**What to work on:**
Select the lines that contain "this" and copy each of them.

[Records with drawing code]
begin

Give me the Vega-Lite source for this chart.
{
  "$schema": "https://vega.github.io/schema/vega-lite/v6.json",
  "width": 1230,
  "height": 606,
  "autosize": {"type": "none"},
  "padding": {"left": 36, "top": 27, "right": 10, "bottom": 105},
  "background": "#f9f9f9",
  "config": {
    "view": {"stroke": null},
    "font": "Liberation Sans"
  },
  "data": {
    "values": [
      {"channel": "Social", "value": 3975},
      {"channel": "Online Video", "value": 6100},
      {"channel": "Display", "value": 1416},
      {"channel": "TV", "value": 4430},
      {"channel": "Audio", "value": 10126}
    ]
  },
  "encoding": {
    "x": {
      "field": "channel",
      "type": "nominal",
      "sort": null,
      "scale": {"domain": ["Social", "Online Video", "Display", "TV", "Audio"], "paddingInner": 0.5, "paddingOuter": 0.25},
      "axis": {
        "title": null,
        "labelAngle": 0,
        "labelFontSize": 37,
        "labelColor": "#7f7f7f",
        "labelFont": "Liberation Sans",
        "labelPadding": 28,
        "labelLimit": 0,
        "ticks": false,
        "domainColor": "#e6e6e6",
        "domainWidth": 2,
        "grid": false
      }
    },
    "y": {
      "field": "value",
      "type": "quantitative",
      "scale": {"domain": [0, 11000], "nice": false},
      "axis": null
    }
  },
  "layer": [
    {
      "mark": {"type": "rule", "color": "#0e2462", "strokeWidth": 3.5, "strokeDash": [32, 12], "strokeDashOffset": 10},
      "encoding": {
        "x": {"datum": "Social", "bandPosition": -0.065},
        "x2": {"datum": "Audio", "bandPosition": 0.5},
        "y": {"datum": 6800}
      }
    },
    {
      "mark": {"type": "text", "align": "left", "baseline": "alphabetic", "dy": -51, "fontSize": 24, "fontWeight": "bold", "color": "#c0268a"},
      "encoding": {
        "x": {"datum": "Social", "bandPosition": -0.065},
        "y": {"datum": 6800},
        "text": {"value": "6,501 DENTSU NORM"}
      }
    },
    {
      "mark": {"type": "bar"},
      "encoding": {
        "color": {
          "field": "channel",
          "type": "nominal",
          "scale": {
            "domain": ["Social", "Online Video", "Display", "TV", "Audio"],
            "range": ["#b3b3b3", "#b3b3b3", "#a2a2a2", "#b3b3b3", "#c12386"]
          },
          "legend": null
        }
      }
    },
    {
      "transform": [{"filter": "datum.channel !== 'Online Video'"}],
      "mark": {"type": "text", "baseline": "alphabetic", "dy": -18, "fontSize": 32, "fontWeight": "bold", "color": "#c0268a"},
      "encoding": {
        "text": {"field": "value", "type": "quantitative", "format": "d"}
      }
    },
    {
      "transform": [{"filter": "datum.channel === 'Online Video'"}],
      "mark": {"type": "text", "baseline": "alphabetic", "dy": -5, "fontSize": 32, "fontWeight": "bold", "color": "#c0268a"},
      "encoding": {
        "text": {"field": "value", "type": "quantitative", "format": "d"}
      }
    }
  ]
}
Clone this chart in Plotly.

end

**Solution to the problem:**
Give me the Vega-Lite source for this chart.
Clone this chart in Plotly.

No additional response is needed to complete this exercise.